━━ Provided entries ━━

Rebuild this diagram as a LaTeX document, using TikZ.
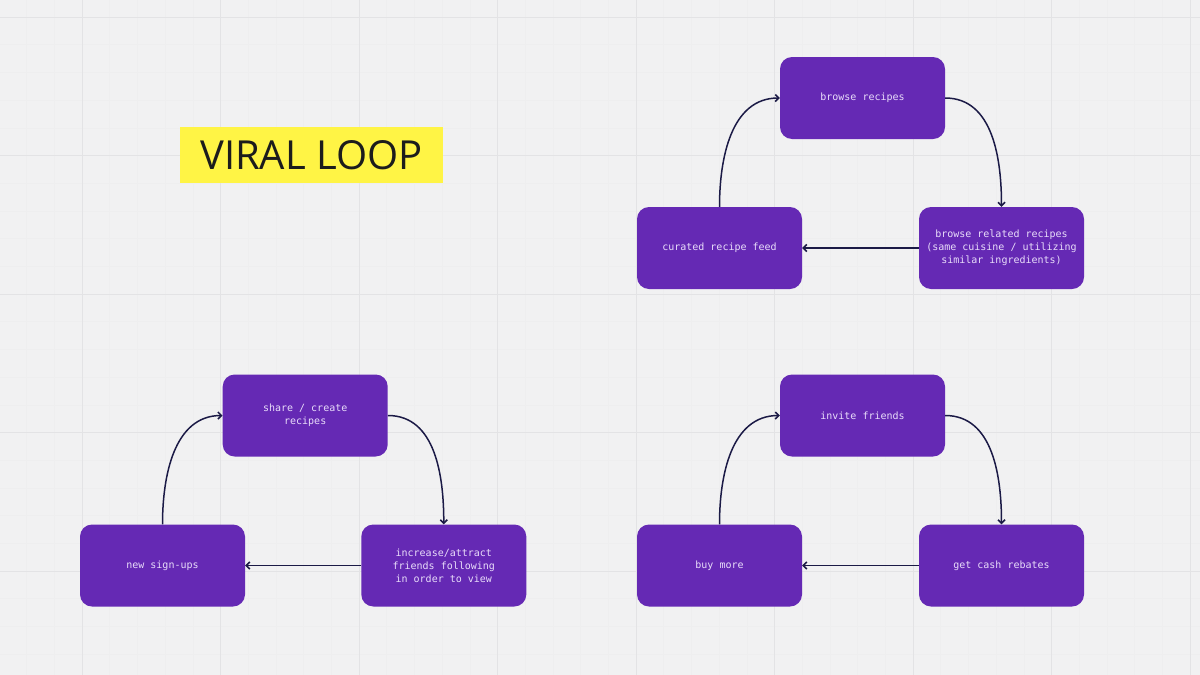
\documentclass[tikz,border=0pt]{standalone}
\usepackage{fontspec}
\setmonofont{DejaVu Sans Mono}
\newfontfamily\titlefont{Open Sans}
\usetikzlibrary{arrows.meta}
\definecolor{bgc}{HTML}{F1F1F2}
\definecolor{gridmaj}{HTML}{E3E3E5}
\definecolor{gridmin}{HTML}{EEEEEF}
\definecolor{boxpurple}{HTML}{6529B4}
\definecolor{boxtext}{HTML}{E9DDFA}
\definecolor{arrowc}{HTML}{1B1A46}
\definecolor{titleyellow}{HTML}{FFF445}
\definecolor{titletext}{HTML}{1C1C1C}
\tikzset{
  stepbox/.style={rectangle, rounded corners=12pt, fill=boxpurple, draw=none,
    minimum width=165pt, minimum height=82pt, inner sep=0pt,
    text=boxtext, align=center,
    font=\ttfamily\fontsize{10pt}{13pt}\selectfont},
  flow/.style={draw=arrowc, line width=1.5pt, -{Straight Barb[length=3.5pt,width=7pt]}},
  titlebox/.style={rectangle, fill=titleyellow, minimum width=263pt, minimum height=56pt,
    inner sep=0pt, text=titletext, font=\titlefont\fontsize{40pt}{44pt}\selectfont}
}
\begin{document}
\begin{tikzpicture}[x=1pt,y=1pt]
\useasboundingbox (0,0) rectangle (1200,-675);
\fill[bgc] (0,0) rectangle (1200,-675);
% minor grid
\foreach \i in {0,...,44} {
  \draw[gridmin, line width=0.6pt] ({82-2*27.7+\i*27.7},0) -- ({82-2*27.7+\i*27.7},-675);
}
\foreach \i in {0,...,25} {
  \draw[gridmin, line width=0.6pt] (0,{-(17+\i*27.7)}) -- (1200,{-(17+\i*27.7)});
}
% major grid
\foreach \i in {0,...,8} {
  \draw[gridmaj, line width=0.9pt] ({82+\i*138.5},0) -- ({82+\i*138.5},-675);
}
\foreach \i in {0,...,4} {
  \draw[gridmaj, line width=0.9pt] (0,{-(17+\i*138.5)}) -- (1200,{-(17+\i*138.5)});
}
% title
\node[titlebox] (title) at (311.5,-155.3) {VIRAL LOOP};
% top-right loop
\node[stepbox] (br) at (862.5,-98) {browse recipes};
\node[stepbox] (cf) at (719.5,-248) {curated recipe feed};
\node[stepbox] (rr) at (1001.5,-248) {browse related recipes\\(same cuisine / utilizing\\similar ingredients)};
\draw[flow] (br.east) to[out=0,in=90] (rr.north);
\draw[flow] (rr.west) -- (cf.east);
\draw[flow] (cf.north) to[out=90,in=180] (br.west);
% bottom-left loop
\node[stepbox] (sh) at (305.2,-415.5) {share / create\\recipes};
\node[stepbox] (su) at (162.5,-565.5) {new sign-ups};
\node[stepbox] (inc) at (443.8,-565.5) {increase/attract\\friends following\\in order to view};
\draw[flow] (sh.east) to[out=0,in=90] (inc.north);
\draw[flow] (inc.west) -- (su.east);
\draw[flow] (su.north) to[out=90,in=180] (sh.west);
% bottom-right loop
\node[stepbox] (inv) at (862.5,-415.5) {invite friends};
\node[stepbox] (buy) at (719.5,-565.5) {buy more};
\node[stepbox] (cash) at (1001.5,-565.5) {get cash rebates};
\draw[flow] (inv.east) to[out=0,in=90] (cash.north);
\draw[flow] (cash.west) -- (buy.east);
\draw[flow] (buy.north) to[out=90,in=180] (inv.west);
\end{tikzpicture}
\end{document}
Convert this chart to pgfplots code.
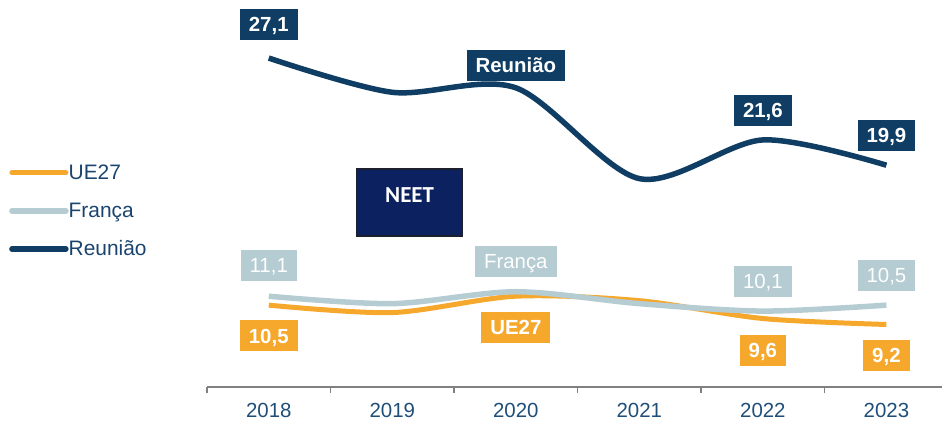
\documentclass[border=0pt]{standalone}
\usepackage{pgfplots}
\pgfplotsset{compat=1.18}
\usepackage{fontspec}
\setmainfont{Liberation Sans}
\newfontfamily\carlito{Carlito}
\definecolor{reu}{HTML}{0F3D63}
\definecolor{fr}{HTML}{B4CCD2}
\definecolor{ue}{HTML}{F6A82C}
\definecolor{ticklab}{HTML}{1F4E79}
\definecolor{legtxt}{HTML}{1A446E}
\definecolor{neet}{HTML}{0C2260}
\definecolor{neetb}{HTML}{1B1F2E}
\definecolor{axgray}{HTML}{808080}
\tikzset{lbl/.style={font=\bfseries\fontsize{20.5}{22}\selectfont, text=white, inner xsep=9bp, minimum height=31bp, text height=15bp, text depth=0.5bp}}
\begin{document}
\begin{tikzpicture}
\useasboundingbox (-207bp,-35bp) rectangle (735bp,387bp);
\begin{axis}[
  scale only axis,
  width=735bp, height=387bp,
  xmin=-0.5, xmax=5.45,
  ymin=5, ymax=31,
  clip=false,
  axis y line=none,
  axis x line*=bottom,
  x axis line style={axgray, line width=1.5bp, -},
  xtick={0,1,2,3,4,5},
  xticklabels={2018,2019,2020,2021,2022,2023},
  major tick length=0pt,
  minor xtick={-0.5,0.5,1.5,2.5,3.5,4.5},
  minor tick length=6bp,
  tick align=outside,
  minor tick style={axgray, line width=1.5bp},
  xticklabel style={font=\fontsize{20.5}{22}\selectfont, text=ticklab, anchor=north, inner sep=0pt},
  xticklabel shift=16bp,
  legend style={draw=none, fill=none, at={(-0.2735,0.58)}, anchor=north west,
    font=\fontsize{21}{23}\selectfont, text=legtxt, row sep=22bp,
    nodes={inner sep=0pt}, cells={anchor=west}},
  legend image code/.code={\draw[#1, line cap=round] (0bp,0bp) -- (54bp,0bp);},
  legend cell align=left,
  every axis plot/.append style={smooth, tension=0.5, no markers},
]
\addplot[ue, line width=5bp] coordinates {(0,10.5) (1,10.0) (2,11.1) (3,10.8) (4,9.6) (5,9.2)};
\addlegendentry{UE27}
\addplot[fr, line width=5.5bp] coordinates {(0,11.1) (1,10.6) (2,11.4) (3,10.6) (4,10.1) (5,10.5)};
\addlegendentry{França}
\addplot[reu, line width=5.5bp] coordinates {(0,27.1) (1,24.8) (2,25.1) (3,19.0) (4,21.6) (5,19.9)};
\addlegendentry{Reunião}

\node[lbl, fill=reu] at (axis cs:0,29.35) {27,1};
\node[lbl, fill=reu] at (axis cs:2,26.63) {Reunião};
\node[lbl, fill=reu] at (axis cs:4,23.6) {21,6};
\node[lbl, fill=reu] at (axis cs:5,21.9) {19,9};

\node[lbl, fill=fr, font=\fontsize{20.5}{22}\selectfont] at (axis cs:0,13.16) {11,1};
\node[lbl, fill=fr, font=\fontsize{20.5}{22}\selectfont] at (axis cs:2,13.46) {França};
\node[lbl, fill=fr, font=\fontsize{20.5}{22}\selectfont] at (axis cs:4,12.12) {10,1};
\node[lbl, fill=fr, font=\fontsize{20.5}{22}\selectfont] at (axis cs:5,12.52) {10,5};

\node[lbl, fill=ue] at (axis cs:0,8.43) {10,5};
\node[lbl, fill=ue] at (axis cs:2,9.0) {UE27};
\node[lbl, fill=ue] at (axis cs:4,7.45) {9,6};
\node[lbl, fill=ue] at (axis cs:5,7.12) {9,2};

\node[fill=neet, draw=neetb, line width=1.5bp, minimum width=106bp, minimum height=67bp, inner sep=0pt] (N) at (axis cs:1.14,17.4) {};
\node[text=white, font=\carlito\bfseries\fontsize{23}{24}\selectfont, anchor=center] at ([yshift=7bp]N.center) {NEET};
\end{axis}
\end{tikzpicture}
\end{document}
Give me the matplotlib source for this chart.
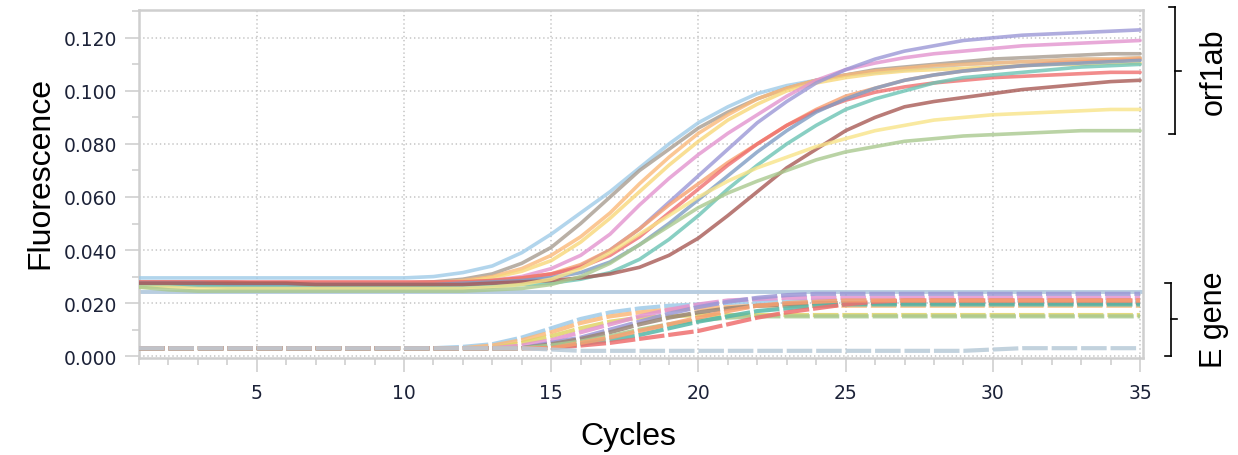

━━━

→ **Requirements**: Copy all the data exactly as written, but skip any picture.

→ **Correct output**:
Rebuild this diagram as a LaTeX document, using TikZ.
\documentclass[tikz,border=0pt]{standalone}
\usepackage{fontspec}
\setmonofont{DejaVu Sans Mono}
\newfontfamily\titlefont{Open Sans}
\usetikzlibrary{arrows.meta}
\definecolor{bgc}{HTML}{F1F1F2}
\definecolor{gridmaj}{HTML}{E3E3E5}
\definecolor{gridmin}{HTML}{EEEEEF}
\definecolor{boxpurple}{HTML}{6529B4}
\definecolor{boxtext}{HTML}{E9DDFA}
\definecolor{arrowc}{HTML}{1B1A46}
\definecolor{titleyellow}{HTML}{FFF445}
\definecolor{titletext}{HTML}{1C1C1C}
\tikzset{
  stepbox/.style={rectangle, rounded corners=12pt, fill=boxpurple, draw=none,
    minimum width=165pt, minimum height=82pt, inner sep=0pt,
    text=boxtext, align=center,
    font=\ttfamily\fontsize{10pt}{13pt}\selectfont},
  flow/.style={draw=arrowc, line width=1.5pt, -{Straight Barb[length=3.5pt,width=7pt]}},
  titlebox/.style={rectangle, fill=titleyellow, minimum width=263pt, minimum height=56pt,
    inner sep=0pt, text=titletext, font=\titlefont\fontsize{40pt}{44pt}\selectfont}
}
\begin{document}
\begin{tikzpicture}[x=1pt,y=1pt]
\useasboundingbox (0,0) rectangle (1200,-675);
\fill[bgc] (0,0) rectangle (1200,-675);
% minor grid
\foreach \i in {0,...,44} {
  \draw[gridmin, line width=0.6pt] ({82-2*27.7+\i*27.7},0) -- ({82-2*27.7+\i*27.7},-675);
}
\foreach \i in {0,...,25} {
  \draw[gridmin, line width=0.6pt] (0,{-(17+\i*27.7)}) -- (1200,{-(17+\i*27.7)});
}
% major grid
\foreach \i in {0,...,8} {
  \draw[gridmaj, line width=0.9pt] ({82+\i*138.5},0) -- ({82+\i*138.5},-675);
}
\foreach \i in {0,...,4} {
  \draw[gridmaj, line width=0.9pt] (0,{-(17+\i*138.5)}) -- (1200,{-(17+\i*138.5)});
}
% title
\node[titlebox] (title) at (311.5,-155.3) {VIRAL LOOP};
% top-right loop
\node[stepbox] (br) at (862.5,-98) {browse recipes};
\node[stepbox] (cf) at (719.5,-248) {curated recipe feed};
\node[stepbox] (rr) at (1001.5,-248) {browse related recipes\\(same cuisine / utilizing\\similar ingredients)};
\draw[flow] (br.east) to[out=0,in=90] (rr.north);
\draw[flow] (rr.west) -- (cf.east);
\draw[flow] (cf.north) to[out=90,in=180] (br.west);
% bottom-left loop
\node[stepbox] (sh) at (305.2,-415.5) {share / create\\recipes};
\node[stepbox] (su) at (162.5,-565.5) {new sign-ups};
\node[stepbox] (inc) at (443.8,-565.5) {increase/attract\\friends following\\in order to view};
\draw[flow] (sh.east) to[out=0,in=90] (inc.north);
\draw[flow] (inc.west) -- (su.east);
\draw[flow] (su.north) to[out=90,in=180] (sh.west);
% bottom-right loop
\node[stepbox] (inv) at (862.5,-415.5) {invite friends};
\node[stepbox] (buy) at (719.5,-565.5) {buy more};
\node[stepbox] (cash) at (1001.5,-565.5) {get cash rebates};
\draw[flow] (inv.east) to[out=0,in=90] (cash.north);
\draw[flow] (cash.west) -- (buy.east);
\draw[flow] (buy.north) to[out=90,in=180] (inv.west);
\end{tikzpicture}
\end{document}
Convert this chart to pgfplots code.
\documentclass[border=0pt]{standalone}
\usepackage{pgfplots}
\pgfplotsset{compat=1.18}
\usepackage{fontspec}
\setmainfont{Liberation Sans}
\newfontfamily\carlito{Carlito}
\definecolor{reu}{HTML}{0F3D63}
\definecolor{fr}{HTML}{B4CCD2}
\definecolor{ue}{HTML}{F6A82C}
\definecolor{ticklab}{HTML}{1F4E79}
\definecolor{legtxt}{HTML}{1A446E}
\definecolor{neet}{HTML}{0C2260}
\definecolor{neetb}{HTML}{1B1F2E}
\definecolor{axgray}{HTML}{808080}
\tikzset{lbl/.style={font=\bfseries\fontsize{20.5}{22}\selectfont, text=white, inner xsep=9bp, minimum height=31bp, text height=15bp, text depth=0.5bp}}
\begin{document}
\begin{tikzpicture}
\useasboundingbox (-207bp,-35bp) rectangle (735bp,387bp);
\begin{axis}[
  scale only axis,
  width=735bp, height=387bp,
  xmin=-0.5, xmax=5.45,
  ymin=5, ymax=31,
  clip=false,
  axis y line=none,
  axis x line*=bottom,
  x axis line style={axgray, line width=1.5bp, -},
  xtick={0,1,2,3,4,5},
  xticklabels={2018,2019,2020,2021,2022,2023},
  major tick length=0pt,
  minor xtick={-0.5,0.5,1.5,2.5,3.5,4.5},
  minor tick length=6bp,
  tick align=outside,
  minor tick style={axgray, line width=1.5bp},
  xticklabel style={font=\fontsize{20.5}{22}\selectfont, text=ticklab, anchor=north, inner sep=0pt},
  xticklabel shift=16bp,
  legend style={draw=none, fill=none, at={(-0.2735,0.58)}, anchor=north west,
    font=\fontsize{21}{23}\selectfont, text=legtxt, row sep=22bp,
    nodes={inner sep=0pt}, cells={anchor=west}},
  legend image code/.code={\draw[#1, line cap=round] (0bp,0bp) -- (54bp,0bp);},
  legend cell align=left,
  every axis plot/.append style={smooth, tension=0.5, no markers},
]
\addplot[ue, line width=5bp] coordinates {(0,10.5) (1,10.0) (2,11.1) (3,10.8) (4,9.6) (5,9.2)};
\addlegendentry{UE27}
\addplot[fr, line width=5.5bp] coordinates {(0,11.1) (1,10.6) (2,11.4) (3,10.6) (4,10.1) (5,10.5)};
\addlegendentry{França}
\addplot[reu, line width=5.5bp] coordinates {(0,27.1) (1,24.8) (2,25.1) (3,19.0) (4,21.6) (5,19.9)};
\addlegendentry{Reunião}

\node[lbl, fill=reu] at (axis cs:0,29.35) {27,1};
\node[lbl, fill=reu] at (axis cs:2,26.63) {Reunião};
\node[lbl, fill=reu] at (axis cs:4,23.6) {21,6};
\node[lbl, fill=reu] at (axis cs:5,21.9) {19,9};

\node[lbl, fill=fr, font=\fontsize{20.5}{22}\selectfont] at (axis cs:0,13.16) {11,1};
\node[lbl, fill=fr, font=\fontsize{20.5}{22}\selectfont] at (axis cs:2,13.46) {França};
\node[lbl, fill=fr, font=\fontsize{20.5}{22}\selectfont] at (axis cs:4,12.12) {10,1};
\node[lbl, fill=fr, font=\fontsize{20.5}{22}\selectfont] at (axis cs:5,12.52) {10,5};

\node[lbl, fill=ue] at (axis cs:0,8.43) {10,5};
\node[lbl, fill=ue] at (axis cs:2,9.0) {UE27};
\node[lbl, fill=ue] at (axis cs:4,7.45) {9,6};
\node[lbl, fill=ue] at (axis cs:5,7.12) {9,2};

\node[fill=neet, draw=neetb, line width=1.5bp, minimum width=106bp, minimum height=67bp, inner sep=0pt] (N) at (axis cs:1.14,17.4) {};
\node[text=white, font=\carlito\bfseries\fontsize{23}{24}\selectfont, anchor=center] at ([yshift=7bp]N.center) {NEET};
\end{axis}
\end{tikzpicture}
\end{document}
Give me the matplotlib source for this chart.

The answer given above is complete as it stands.